--- Written problem ---
In the material below, find each line holding the string "this" and copy it.
====== Records for processing ======
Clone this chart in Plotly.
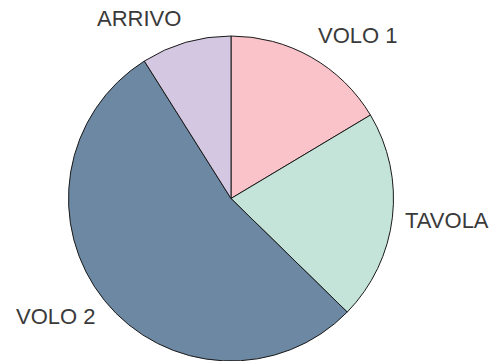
import math
import plotly.graph_objects as go

# Share of items per stage
labels = ["VOLO 1", "TAVOLA", "VOLO 2", "ARRIVO"]
values = [11, 14, 36, 6]
colors = ["#F9C3C9", "#C4E4DA", "#6C88A2", "#D3C7E1"]

W, H = 497, 361
cx, cy, r = 231, 199, 163

fig = go.Figure(
    go.Pie(
        labels=labels,
        values=values,
        sort=False,
        direction="clockwise",
        rotation=0,
        marker=dict(colors=colors, line=dict(color="#1a1a1a", width=1)),
        textinfo="none",
        showlegend=False,
        hoverinfo="label+value+percent",
        domain=dict(
            x=[(cx - r) / W, (cx + r) / W],
            y=[max(0, (H - cy - r) / H), (H - cy + r) / H],
        ),
    )
)

# Slice labels placed just outside the rim at each slice's mid-angle
total = sum(values)
start = 0.0
for lab, v in zip(labels, values):
    mid = (start + v / 2) / total * 2 * math.pi
    start += v
    sx, sy = math.sin(mid), math.cos(mid)
    px = cx + 1.06 * r * sx
    py = cy - 1.15 * r * sy
    fig.add_annotation(
        x=px / W,
        y=1 - py / H,
        xref="paper",
        yref="paper",
        text=lab,
        showarrow=False,
        xanchor="left" if sx > 0 else "right",
        yanchor="middle",
        font=dict(family="Liberation Sans, Arial, sans-serif", size=22, color="#3a3a3a"),
    )

fig.update_layout(
    width=W,
    height=H,
    margin=dict(l=0, r=0, t=0, b=0),
    paper_bgcolor="white",
    plot_bgcolor="white",
)

fig.write_html("out.html")
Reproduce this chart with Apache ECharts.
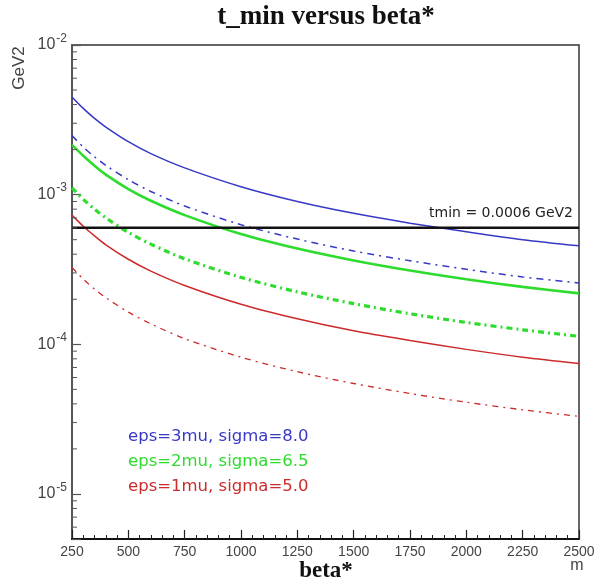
<!DOCTYPE html>
<html>
<head>
<meta charset="utf-8">
<script src="https://cdn.jsdelivr.net/npm/echarts@6/dist/echarts.min.js"></script>
<style>html,body{margin:0;padding:0;background:#fff}#c{width:596px;height:579px}</style>
</head>
<body>
<div id="c"></div>
<script>
// beta* values (m)
const betaValues = [250, 300, 350, 400, 500, 600, 750, 1000, 1250, 1500, 1750, 2000, 2250, 2500];
// t_min (GeV2)
const blueSolid  = [4.5e-3, 3.77e-3, 3.23e-3, 2.83e-3, 2.26e-3, 1.88e-3, 1.51e-3, 1.13e-3, 9.0e-4, 7.5e-4, 6.45e-4, 5.65e-4, 5.0e-4, 4.55e-4];
const blueDash   = [2.48e-3, 2.08e-3, 1.79e-3, 1.57e-3, 1.26e-3, 1.05e-3, 8.4e-4, 6.3e-4, 5.05e-4, 4.2e-4, 3.62e-4, 3.17e-4, 2.82e-4, 2.57e-4];
const greenSolid = [2.15e-3, 1.82e-3, 1.56e-3, 1.36e-3, 1.09e-3, 9.1e-4, 7.3e-4, 5.45e-4, 4.36e-4, 3.63e-4, 3.11e-4, 2.72e-4, 2.42e-4, 2.19e-4];
const greenDash  = [1.11e-3, 9.3e-4, 8.0e-4, 7.0e-4, 5.6e-4, 4.67e-4, 3.73e-4, 2.8e-4, 2.24e-4, 1.87e-4, 1.6e-4, 1.4e-4, 1.25e-4, 1.13e-4];
const redSolid   = [7.3e-4, 6.15e-4, 5.3e-4, 4.62e-4, 3.7e-4, 3.08e-4, 2.47e-4, 1.85e-4, 1.48e-4, 1.23e-4, 1.06e-4, 9.25e-5, 8.2e-5, 7.45e-5];
const redDash    = [3.26e-4, 2.73e-4, 2.34e-4, 2.05e-4, 1.64e-4, 1.37e-4, 1.09e-4, 8.2e-5, 6.56e-5, 5.47e-5, 4.69e-5, 4.1e-5, 3.65e-5, 3.3e-5];
const tminLine = 6e-4;
const legendTexts = ['eps=3mu, sigma=8.0', 'eps=2mu, sigma=6.5', 'eps=1mu, sigma=5.0'];

const BLUE = '#3838c6', GREEN = '#2edc2e', RED = '#cc2b2b';
const pairs = v => betaValues.map((b, i) => [b, v[i]]);

// minor tick values on the log axis (k x 10^n)
const minorVals = [];
for (let n = -6; n <= -3; n++) for (let k = 2; k <= 9; k++) {
  const v = k * Math.pow(10, n);
  if (v >= 5e-6 && v <= 1e-2) minorVals.push([250, v]);
}

function line(data, color, width, type) {
  return { type: 'line', data: pairs(data), showSymbol: false, smooth: 0.3, silent: true,
    lineStyle: { color, width, type }, z: 3 };
}

const chart = echarts.init(document.getElementById('c'));
chart.setOption({
  animation: false,
  backgroundColor: '#fff',
  grid: { left: 72, right: 17, top: 45, bottom: 40, containLabel: false, outerBoundsMode: 'none',
    show: true, borderColor: '#333', borderWidth: 1.5, backgroundColor: 'transparent' },
  xAxis: {
    type: 'value', min: 250, max: 2500, interval: 250,
    axisLine: { lineStyle: { color: '#111', width: 2 } },
    axisTick: { inside: true, length: 9, lineStyle: { color: '#222', width: 1.2 } },
    minorTick: { show: true, splitNumber: 5, length: 4, lineStyle: { color: '#222', width: 1 } },
    splitLine: { show: false },
    axisLabel: { margin: 6, fontSize: 14, fontFamily: 'Liberation Sans', color: '#444',
      formatter: v => String(v) }
  },
  yAxis: {
    type: 'log', logBase: 10, min: 5e-6, max: 1e-2,
    axisLine: { lineStyle: { color: '#555', width: 2 } },
    axisTick: { inside: true, length: 9, lineStyle: { color: '#555', width: 1.2 } },
    splitLine: { show: false },
    axisLabel: {
      margin: 5, fontSize: 16, fontFamily: 'Liberation Sans', color: '#444',
      formatter: function (v) {
        const l = Math.log10(v);
        if (Math.abs(l - Math.round(l)) > 1e-6) return '';
        return '{b|10}{s|' + Math.round(l) + '}';
      },
      rich: {
        b: { fontSize: 16, fontFamily: 'Liberation Sans', color: '#444' },
        s: { fontSize: 12, fontFamily: 'Liberation Sans', color: '#444', padding: [0, 0, 13, 1] }
      }
    }
  },
  series: [
    line(blueSolid, BLUE, 1.5, 'solid'),
    line(blueDash, BLUE, 1.5, [7, 5, 2, 5]),
    line(greenSolid, GREEN, 2.6, 'solid'),
    line(greenDash, GREEN, 3.2, [6, 4, 2, 4]),
    line(redSolid, RED, 1.5, 'solid'),
    line(redDash, RED, 1.3, [6, 5, 2, 5]),
    {
      type: 'line', data: [[250, tminLine], [2500, tminLine]], showSymbol: false, silent: true,
      lineStyle: { color: '#111', width: 2.5 }, z: 4
    },
    {
      type: 'custom', silent: true, z: 5, clip: false,
      data: minorVals,
      renderItem: function (params, api) {
        const p = api.coord([api.value(0), api.value(1)]);
        return { type: 'line', shape: { x1: p[0], y1: p[1], x2: p[0] + 5, y2: p[1] },
          style: { stroke: '#555', lineWidth: 1 } };
      }
    }
  ],
  graphic: [
    { type: 'text', style: { text: 't_min versus beta*', x: 326, y: 17, textAlign: 'center', textVerticalAlign: 'middle', font: 'bold 27px "Liberation Serif"', fill: '#111' } },
    { type: 'text', x: 19, y: 68, rotation: Math.PI / 2, style: { text: 'GeV2', textAlign: 'center', textVerticalAlign: 'middle', font: '17px "Liberation Sans"', fill: '#444' } },
    { type: 'text', style: { text: 'beta*', x: 326, y: 571, textAlign: 'center', textVerticalAlign: 'middle', font: 'bold 23px "Liberation Serif"', fill: '#111' } },
    { type: 'text', style: { text: 'm', x: 577, y: 566, textAlign: 'center', textVerticalAlign: 'middle', font: '16px "Liberation Sans"', fill: '#444' } },
    { type: 'text', style: { text: 'tmin = 0.0006 GeV2', x: 573, y: 213, textAlign: 'right', textVerticalAlign: 'middle', font: '14px "DejaVu Sans"', fill: '#222' } },
    { type: 'text', style: { text: legendTexts[0], x: 128, y: 437, textAlign: 'left', textVerticalAlign: 'middle', font: '16.5px "DejaVu Sans"', fill: BLUE } },
    { type: 'text', style: { text: legendTexts[1], x: 128, y: 462, textAlign: 'left', textVerticalAlign: 'middle', font: '16.5px "DejaVu Sans"', fill: GREEN } },
    { type: 'text', style: { text: legendTexts[2], x: 128, y: 487, textAlign: 'left', textVerticalAlign: 'middle', font: '16.5px "DejaVu Sans"', fill: RED } }
  ]
});
</script>
</body>
</html>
======
--- Task answer ---
Clone this chart in Plotly.
Reproduce this chart with Apache ECharts.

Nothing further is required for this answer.